For years now, mainstream hip hop has been getting by (sometimes just barely) on the questionable business model of flooding the market with free songs on mixtapes, in order to gain the loyalty of fans who will then supposedly pay for a 'real' album that is ostensibly supposed to be more polished or consistent or expensively produced than the mixtape. Of course, this does work to some extent, if the mixtapes create a Lil Wayne-sized buzz, and the album sells regardless of how the music is compared to the mixtape stuff. But sometimes this method creates an incredibly backward approach to releasing music, and there's perhaps nobody who's done it more backwards lately than Freeway, as exemplified by his new album, Philadelphia Freeway 2.

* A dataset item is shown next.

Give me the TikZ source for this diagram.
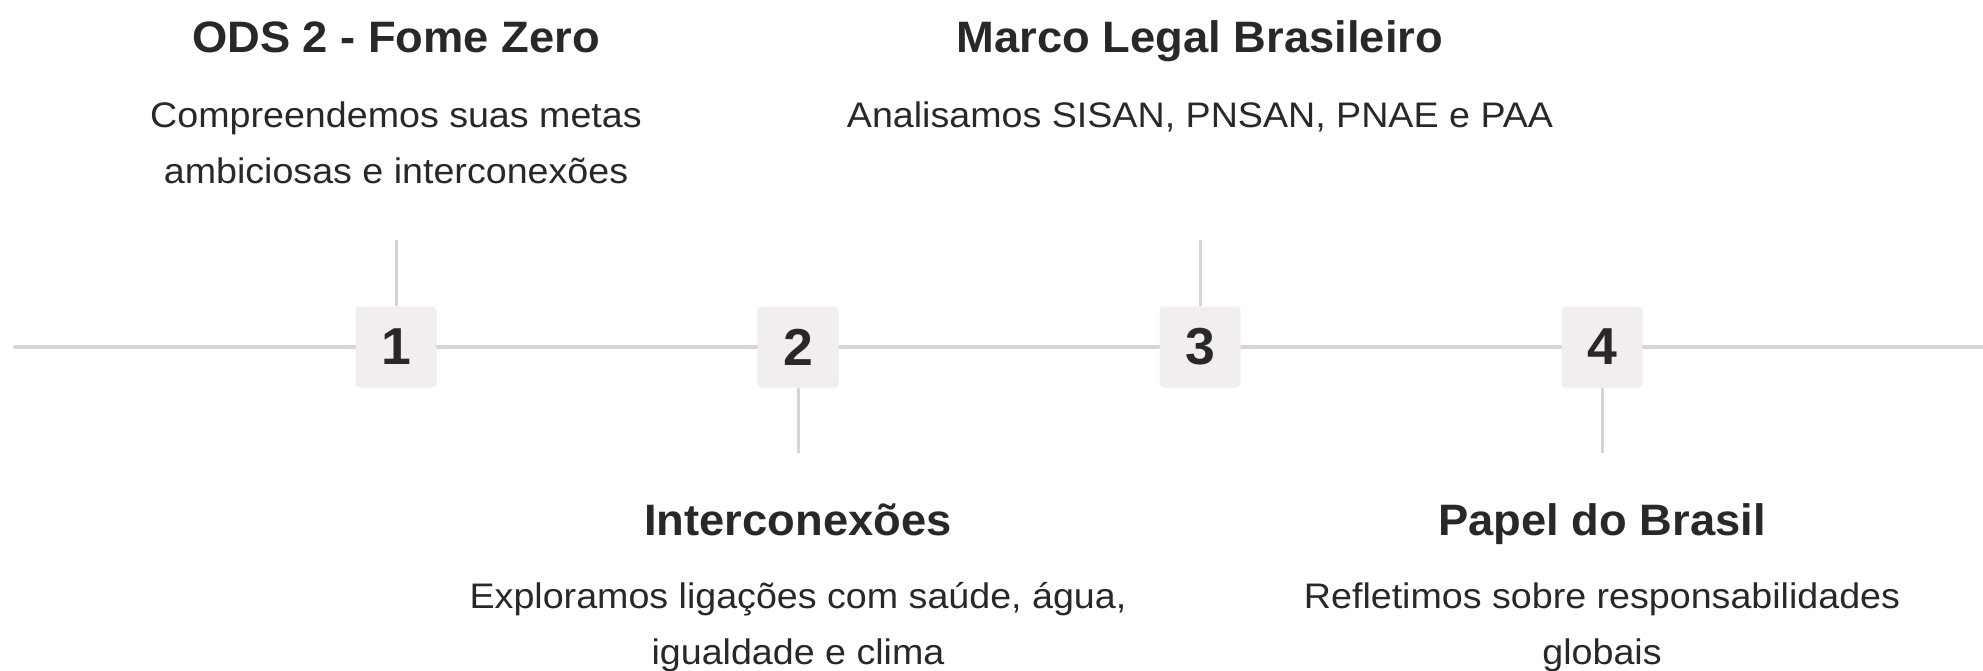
\documentclass[tikz,border=0pt]{standalone}
\usepackage{fontspec}
\setmainfont{Liberation Sans}
\newfontfamily\headfont{Liberation Sans}[FakeStretch=1.03]
\newfontfamily\bodyfont{Liberation Sans}[FakeStretch=1.06]
\usetikzlibrary{positioning}
\definecolor{ink}{HTML}{2A2727}
\definecolor{rulegray}{HTML}{D8D4D3}
\definecolor{chip}{HTML}{F1EEED}
\tikzset{
  tline/.style={rulegray,line width=4pt,line cap=round},
  tickline/.style={rulegray,line width=3pt},
  numbox/.style={fill=chip,rounded corners=4pt,minimum size=81pt,inner sep=0pt,
    font=\fontsize{52}{52}\selectfont\headfont\bfseries,text=ink},
  ttl/.style={font=\fontsize{44}{50}\selectfont\headfont\bfseries,text=ink,anchor=base},
  dsc/.style={font=\fontsize{35.5}{56}\selectfont\bodyfont,text=ink,align=center,anchor=base},
}

\begin{document}
\begin{tikzpicture}[x=1pt,y=-1pt]
  \useasboundingbox (0,0) rectangle (1983,671);
  % timeline axis
  \coordinate (lstart) at (15,347);
  \coordinate (lend) at (1983,347);
  \draw[tline] (lstart) -- (lend);
  % numbered steps
  \node[numbox] (n1) at (396,347) {1};
  \node[numbox] (n2) at (798,347) {2};
  \node[numbox] (n3) at (1200,347) {3};
  \node[numbox] (n4) at (1602,347) {4};
  % ticks
  \coordinate (k1) at (396,240);  \draw[tickline] (n1) -- (k1);
  \coordinate (k2) at (798,453);  \draw[tickline] (n2) -- (k2);
  \coordinate (k3) at (1200,240); \draw[tickline] (n3) -- (k3);
  \coordinate (k4) at (1602,453); \draw[tickline] (n4) -- (k4);
  % upper texts (base = last line)
  \node[ttl] (t1) at (396,53) {ODS 2 - Fome Zero};
  \node[dsc] (d1) at (396,184) {Compreendemos suas metas\\ambiciosas e interconexões};
  \node[ttl] (t3) at (1200,53) {Marco Legal Brasileiro};
  \node[dsc] (d3) at (1200,128) {Analisamos SISAN, PNSAN, PNAE e PAA};
  % lower texts
  \node[ttl] (t2) at (798,535) {Interconexões};
  \node[dsc] (d2) at (798,664) {Exploramos ligações com saúde, água,\\igualdade e clima};
  \node[ttl] (t4) at (1602,535) {Papel do Brasil};
  \node[dsc] (d4) at (1602,664) {Refletimos sobre responsabilidades\\globais};
\end{tikzpicture}
\end{document}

Freeway, whose first two albums were impressively consistent but who never released much in the way of mixtapes or underground music in the four years between them, got on the internet free music bandwagon pretty late, with last December's "month of madness" campaign, wherein he released a song a day for the whole month. The scheme didn't really grab as much attention as he probably expected it to, since there are all sorts of new jack blog rappers releasing a mixtape a week these days and you basically have to record 24/7 to impress anyone with your 'work ethic' in rap anymore. But the resulting Month Of Madness mixtape was actually really sick, 31 songs with all original production, and is easily one of my favorite rap releases of the year so far. And throwing out a ton of dope music for free is never a bad idea, but it really starts to feel like one if less than 6 months later, you ask people to pay for an album that's nowhere near as good as the free stuff.

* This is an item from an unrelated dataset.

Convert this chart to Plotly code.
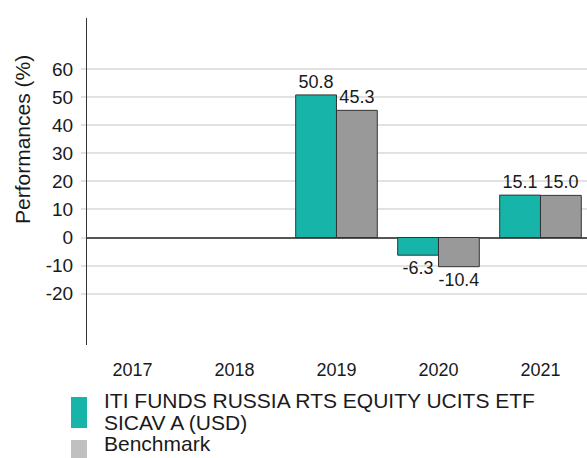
import plotly.graph_objects as go

years = ["2017", "2018", "2019", "2020", "2021"]
fund_name_lines = ["ITI FUNDS RUSSIA RTS EQUITY UCITS ETF", "SICAV A (USD)"]
fund_values = [None, None, 50.8, -6.3, 15.1]
bench_name = "Benchmark"
bench_values = [None, None, 45.3, -10.4, 15.0]
y_ticks = [-20, -10, 0, 10, 20, 30, 40, 50, 60]
y_tick_text = ["-20", "-10", "0", "10", "20", "30", "40", "50", "60"]

FONT = "Arial, Liberation Sans, sans-serif"
TEAL = "#17b5a9"
GRAY = "#999999"
LEGEND_GRAY = "#c0c0c0"
TEXT = "#1a1a1a"

# plot area in pixels (for converting legend placement to paper coords)
L, T, W, H = 87, 18, 500, 327
def px_x(x):
    return (x - L) / W
def px_y(y):
    return (T + H - y) / H

def fmt(v):
    return "" if v is None else f"{v:.1f}"

fig = go.Figure()
fig.add_trace(go.Bar(
    x=years, y=fund_values, name=" ".join(fund_name_lines), showlegend=False,
    marker=dict(color=TEAL, line=dict(color="#333333", width=1)),
    text=[fmt(v) for v in fund_values], textposition="outside",
    textfont=dict(size=18, color=TEXT, family=FONT), cliponaxis=False,
))
fig.add_trace(go.Bar(
    x=years, y=bench_values, name=bench_name, showlegend=False,
    marker=dict(color=GRAY, line=dict(color="#333333", width=1)),
    text=[fmt(v) for v in bench_values], textposition="outside",
    textfont=dict(size=18, color=TEXT, family=FONT), cliponaxis=False,
))

legend_font = dict(size=21, family=FONT, color=TEXT)
annotations = [dict(
    text="Performances (%)", textangle=-90,
    xref="paper", yref="paper", x=px_x(22), y=px_y(140),
    xanchor="center", yanchor="middle", showarrow=False,
    font=dict(size=21, family=FONT, color=TEXT),
)]
legend_lines = [(fund_name_lines[0], 400.5), (fund_name_lines[1], 422.5), (bench_name, 443.5)]
for txt, ymid in legend_lines:
    annotations.append(dict(
        text=txt, xref="paper", yref="paper", x=px_x(102), y=px_y(ymid),
        xanchor="left", yanchor="middle", showarrow=False, font=legend_font,
    ))

shapes = [
    dict(type="rect", xref="paper", yref="paper",
         x0=px_x(71), x1=px_x(87), y0=px_y(428), y1=px_y(397),
         fillcolor=TEAL, line=dict(width=0)),
    dict(type="rect", xref="paper", yref="paper",
         x0=px_x(71), x1=px_x(87), y0=px_y(459), y1=px_y(440),
         fillcolor=LEGEND_GRAY, line=dict(width=0)),
]

fig.update_layout(
    width=587, height=458,
    margin=dict(l=L, r=587 - L - W, t=T, b=458 - T - H, autoexpand=False),
    paper_bgcolor="white", plot_bgcolor="white",
    font=dict(family=FONT, size=18, color=TEXT),
    barmode="group", bargap=0.2, bargroupgap=0,
    showlegend=False,
    xaxis=dict(
        type="category", range=[-0.446, 4.456],
        showgrid=False, showline=False, zeroline=False,
        ticks="outside", ticklen=8, tickcolor="rgba(0,0,0,0)",
        tickfont=dict(size=18, family=FONT, color=TEXT),
    ),
    yaxis=dict(
        range=[-38.3, 78.2], tickvals=y_ticks, ticktext=y_tick_text,
        showgrid=True, gridcolor="#e2e2e2", gridwidth=1.5,
        zeroline=True, zerolinecolor="#555555", zerolinewidth=1.5,
        showline=True, linecolor="#333333", linewidth=1,
        ticks="outside", ticklen=5, tickcolor="#e2e2e2", tickwidth=1.5,
        ticklabelstandoff=4,
        tickfont=dict(size=19, family=FONT, color=TEXT),
    ),
    annotations=annotations,
    shapes=shapes,
)

fig.write_html(
    "out.html",
    config={"displayModeBar": False},
    post_script="document.body.style.margin='0';document.body.style.overflow='hidden';",
)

You don't get a sense of just how wrongheaded Free was with these two projects until you look at the production credits -- Month Of Madness featured new beats from Don Cannon, Alchemist and Erick Sermon, while PF 2's beats are all handled by guys you've never heard of like Cozmo, Vince V and Hollis. Names don't always equate quality, but in this case the mixtape tracks murder the album beats, and in general PF 2 sounds low budget in a bad way, like even the vocals weren't mastered to really sink into the track like they should, and while Free's never had an ear for hooks, practically every song here has a weak chorus. The album's released on Fontana, a fake indie subsidiary of Universal, so it's not like he's been completely ousted from the major label world since Roc-A-Fella folded, but I guess he's gotta be stingy just to make a profit off this project. This summer, Free's releasing a collab album with Jake One, and as corny and out of date as the title The Stimulus Package will be by the time it finally drops, odds are having one good, established producer on the project will mean that Freeway will have two releases out this year that kill his 'official' third album.